-- START --
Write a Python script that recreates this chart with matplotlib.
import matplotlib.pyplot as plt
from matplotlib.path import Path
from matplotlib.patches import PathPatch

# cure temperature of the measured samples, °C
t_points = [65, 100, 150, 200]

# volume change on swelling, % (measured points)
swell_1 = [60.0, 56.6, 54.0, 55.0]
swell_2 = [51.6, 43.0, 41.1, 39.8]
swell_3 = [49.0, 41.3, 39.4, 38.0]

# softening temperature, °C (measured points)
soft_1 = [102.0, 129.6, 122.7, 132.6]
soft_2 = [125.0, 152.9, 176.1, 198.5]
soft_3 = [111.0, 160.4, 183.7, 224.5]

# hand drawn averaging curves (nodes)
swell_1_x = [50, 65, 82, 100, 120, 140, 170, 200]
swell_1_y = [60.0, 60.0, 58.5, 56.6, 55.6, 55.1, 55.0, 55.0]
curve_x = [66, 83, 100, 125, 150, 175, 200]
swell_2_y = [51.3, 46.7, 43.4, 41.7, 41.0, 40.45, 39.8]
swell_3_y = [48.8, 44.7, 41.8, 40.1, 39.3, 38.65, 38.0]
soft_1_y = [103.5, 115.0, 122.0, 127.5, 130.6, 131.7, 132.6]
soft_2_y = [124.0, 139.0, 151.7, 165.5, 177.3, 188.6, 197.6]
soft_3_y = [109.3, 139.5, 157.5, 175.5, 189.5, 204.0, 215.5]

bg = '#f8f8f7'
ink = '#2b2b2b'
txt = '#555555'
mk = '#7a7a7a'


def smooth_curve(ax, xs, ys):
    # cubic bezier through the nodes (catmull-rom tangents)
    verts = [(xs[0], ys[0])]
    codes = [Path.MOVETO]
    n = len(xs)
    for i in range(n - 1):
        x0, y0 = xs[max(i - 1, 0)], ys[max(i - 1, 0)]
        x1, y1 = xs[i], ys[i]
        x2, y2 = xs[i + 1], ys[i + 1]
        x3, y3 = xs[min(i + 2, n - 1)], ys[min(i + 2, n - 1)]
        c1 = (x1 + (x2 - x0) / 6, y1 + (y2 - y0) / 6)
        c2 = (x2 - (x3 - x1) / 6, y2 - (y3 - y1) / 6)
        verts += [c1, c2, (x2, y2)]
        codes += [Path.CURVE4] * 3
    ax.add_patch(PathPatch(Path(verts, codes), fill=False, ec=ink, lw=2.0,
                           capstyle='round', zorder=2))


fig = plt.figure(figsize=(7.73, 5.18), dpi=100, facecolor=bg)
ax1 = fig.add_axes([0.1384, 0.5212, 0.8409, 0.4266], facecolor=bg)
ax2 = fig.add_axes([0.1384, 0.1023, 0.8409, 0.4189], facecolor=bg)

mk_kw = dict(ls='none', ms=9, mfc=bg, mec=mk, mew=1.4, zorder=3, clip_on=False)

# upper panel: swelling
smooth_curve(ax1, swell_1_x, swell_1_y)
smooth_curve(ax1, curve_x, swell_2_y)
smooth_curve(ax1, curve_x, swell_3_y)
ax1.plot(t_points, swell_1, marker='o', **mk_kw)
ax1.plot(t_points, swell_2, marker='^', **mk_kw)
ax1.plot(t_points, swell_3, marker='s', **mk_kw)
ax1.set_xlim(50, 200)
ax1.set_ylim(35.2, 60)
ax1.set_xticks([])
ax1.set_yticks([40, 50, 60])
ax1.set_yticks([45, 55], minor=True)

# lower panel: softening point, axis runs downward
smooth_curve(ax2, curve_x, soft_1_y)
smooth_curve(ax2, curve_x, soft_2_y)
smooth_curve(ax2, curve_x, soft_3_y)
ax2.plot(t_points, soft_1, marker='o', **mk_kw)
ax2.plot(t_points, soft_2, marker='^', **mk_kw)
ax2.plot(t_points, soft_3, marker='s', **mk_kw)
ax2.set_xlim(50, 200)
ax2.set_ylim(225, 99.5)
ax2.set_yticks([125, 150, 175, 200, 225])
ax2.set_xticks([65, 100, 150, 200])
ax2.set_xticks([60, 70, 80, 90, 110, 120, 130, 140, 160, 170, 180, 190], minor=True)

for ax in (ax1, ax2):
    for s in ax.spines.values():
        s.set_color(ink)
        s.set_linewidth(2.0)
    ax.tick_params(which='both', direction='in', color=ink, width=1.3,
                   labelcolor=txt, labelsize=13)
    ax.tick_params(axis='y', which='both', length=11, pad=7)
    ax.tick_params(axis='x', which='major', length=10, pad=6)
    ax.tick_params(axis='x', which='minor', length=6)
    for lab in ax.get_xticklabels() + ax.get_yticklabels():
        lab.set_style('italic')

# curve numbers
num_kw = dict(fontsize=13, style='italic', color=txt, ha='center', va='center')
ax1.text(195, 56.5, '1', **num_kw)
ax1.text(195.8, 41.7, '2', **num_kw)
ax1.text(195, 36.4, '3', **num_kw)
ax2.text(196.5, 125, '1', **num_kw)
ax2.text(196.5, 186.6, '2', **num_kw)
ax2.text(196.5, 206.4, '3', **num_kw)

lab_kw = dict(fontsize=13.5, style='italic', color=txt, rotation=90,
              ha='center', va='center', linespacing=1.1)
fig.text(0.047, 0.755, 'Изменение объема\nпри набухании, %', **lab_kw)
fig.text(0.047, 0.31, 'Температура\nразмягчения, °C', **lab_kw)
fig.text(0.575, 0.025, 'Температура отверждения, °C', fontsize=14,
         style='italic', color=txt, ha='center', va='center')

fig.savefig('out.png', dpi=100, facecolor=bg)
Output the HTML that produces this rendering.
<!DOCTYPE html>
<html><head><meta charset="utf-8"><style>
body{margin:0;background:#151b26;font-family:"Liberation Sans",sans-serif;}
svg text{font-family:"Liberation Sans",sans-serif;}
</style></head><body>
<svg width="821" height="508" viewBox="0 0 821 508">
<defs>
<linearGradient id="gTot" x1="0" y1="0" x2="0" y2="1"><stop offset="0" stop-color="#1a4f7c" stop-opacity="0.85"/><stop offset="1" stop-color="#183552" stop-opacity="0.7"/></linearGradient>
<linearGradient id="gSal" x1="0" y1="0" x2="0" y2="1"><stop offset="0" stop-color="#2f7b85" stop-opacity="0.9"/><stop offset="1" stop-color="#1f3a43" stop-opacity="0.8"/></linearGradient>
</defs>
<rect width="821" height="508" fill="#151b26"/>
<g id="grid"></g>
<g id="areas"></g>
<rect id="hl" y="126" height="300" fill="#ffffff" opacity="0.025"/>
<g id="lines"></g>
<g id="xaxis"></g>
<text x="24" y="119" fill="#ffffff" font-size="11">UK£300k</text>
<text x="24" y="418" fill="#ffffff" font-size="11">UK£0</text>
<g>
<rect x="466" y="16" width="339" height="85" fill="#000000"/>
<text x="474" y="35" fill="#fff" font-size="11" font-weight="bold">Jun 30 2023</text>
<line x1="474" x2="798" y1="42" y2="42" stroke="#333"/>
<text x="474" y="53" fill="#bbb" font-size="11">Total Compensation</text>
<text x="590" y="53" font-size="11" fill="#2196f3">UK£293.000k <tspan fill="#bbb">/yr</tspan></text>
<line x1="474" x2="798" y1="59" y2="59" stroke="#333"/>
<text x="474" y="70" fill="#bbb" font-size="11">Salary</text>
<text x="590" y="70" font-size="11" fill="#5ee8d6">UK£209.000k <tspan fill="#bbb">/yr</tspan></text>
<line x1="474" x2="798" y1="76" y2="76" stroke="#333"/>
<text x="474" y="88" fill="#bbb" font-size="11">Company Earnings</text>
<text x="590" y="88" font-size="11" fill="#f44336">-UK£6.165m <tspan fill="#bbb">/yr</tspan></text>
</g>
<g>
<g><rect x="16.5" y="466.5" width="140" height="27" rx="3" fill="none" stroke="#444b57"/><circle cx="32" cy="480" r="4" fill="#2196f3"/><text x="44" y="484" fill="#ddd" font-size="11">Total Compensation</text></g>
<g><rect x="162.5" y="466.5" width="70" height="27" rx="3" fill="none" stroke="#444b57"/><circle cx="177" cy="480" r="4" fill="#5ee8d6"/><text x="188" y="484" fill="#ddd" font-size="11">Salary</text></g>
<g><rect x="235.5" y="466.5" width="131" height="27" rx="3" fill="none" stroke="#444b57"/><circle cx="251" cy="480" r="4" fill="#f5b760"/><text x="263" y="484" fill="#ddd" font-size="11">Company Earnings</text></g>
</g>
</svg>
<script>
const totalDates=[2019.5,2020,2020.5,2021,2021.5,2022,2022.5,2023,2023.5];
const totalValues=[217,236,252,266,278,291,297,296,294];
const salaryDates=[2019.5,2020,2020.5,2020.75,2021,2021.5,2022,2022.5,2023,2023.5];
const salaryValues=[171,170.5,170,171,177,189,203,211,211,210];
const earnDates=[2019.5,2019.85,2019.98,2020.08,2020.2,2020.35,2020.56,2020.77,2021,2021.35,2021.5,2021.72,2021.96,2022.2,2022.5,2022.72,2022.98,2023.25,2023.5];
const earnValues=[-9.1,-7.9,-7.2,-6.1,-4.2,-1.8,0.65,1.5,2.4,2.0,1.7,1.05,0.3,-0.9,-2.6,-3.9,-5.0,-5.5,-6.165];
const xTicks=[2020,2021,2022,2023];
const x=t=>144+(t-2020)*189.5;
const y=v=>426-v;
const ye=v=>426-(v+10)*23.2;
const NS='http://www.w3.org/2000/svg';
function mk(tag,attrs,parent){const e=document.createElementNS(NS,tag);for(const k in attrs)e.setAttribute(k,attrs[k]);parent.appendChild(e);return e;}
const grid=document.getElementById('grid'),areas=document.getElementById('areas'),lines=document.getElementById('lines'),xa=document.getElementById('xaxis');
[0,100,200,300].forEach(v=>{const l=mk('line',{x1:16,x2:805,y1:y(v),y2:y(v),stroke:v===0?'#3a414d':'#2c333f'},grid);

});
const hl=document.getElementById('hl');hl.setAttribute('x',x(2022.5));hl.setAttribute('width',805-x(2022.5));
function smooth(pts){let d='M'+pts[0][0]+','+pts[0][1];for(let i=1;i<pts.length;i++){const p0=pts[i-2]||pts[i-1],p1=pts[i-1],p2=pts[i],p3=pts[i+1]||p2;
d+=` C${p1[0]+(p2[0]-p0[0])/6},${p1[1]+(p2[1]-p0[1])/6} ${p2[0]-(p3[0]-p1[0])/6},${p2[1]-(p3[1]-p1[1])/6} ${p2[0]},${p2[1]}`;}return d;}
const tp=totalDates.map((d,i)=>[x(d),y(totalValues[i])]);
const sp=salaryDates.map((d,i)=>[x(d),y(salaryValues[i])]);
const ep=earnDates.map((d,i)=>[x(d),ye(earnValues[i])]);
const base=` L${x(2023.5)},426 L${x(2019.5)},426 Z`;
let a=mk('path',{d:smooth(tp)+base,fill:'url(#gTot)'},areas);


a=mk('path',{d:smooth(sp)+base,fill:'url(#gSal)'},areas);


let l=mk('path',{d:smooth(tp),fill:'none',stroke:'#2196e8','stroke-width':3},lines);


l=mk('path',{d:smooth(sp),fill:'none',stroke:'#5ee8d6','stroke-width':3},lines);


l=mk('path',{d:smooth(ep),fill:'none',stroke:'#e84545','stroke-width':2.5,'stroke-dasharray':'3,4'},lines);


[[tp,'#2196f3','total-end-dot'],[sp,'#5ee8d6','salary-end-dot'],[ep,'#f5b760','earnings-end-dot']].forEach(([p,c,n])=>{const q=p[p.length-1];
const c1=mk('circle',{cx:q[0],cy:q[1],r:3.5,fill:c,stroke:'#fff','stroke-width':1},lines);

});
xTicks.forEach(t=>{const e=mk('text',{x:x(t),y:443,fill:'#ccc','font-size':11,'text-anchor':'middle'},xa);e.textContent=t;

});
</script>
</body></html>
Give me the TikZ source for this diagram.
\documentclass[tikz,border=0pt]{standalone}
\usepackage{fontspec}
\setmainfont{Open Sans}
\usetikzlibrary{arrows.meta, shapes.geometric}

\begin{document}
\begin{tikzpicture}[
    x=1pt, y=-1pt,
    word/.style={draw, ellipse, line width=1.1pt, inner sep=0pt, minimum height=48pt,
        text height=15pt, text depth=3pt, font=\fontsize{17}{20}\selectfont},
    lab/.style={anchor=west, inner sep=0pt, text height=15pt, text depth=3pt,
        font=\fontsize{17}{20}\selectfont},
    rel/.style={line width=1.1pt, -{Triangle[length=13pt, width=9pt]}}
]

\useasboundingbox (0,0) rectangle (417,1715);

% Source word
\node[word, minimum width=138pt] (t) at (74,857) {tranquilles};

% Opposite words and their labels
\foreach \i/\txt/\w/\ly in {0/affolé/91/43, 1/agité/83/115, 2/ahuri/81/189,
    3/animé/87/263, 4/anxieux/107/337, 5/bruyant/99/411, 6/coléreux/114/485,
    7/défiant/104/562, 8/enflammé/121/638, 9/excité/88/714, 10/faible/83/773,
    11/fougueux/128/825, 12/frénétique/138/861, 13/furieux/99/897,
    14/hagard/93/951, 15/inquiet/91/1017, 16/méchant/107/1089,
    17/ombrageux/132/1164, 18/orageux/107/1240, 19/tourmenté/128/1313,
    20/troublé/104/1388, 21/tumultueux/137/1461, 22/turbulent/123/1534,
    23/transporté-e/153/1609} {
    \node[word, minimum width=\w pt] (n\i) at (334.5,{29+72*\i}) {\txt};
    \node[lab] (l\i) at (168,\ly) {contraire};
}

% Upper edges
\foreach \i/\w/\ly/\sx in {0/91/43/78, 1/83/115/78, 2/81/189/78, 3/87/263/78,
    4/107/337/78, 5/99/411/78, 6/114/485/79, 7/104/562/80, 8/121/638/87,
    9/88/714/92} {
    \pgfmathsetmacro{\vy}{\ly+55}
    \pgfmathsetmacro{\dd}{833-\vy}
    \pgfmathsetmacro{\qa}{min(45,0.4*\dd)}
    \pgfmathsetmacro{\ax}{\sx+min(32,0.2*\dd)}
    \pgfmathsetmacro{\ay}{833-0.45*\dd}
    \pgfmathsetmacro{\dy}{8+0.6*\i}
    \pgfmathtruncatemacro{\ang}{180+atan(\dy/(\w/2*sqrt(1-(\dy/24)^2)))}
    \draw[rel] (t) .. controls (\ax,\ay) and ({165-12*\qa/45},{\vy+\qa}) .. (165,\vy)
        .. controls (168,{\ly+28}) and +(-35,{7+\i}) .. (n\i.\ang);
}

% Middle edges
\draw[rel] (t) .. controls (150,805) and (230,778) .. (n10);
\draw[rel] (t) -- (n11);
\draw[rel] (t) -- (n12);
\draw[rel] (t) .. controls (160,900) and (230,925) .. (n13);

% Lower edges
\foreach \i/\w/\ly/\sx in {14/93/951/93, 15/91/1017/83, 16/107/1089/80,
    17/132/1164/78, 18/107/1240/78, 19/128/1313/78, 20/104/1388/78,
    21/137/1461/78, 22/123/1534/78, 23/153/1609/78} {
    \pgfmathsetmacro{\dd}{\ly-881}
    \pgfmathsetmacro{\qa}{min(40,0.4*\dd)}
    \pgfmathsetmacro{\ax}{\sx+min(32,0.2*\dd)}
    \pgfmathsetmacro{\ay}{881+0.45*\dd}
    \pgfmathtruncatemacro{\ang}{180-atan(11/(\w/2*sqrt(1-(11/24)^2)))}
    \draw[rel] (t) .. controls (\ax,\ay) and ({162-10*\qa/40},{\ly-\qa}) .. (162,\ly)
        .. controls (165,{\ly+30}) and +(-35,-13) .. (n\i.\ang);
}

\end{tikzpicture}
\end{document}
-- END --
OBJECTIVE — Locate all lines in the listing above with the word "that" and copy them.

WRITTEN RESPONSE —
Write a Python script that recreates this chart with matplotlib.
Output the HTML that produces this rendering.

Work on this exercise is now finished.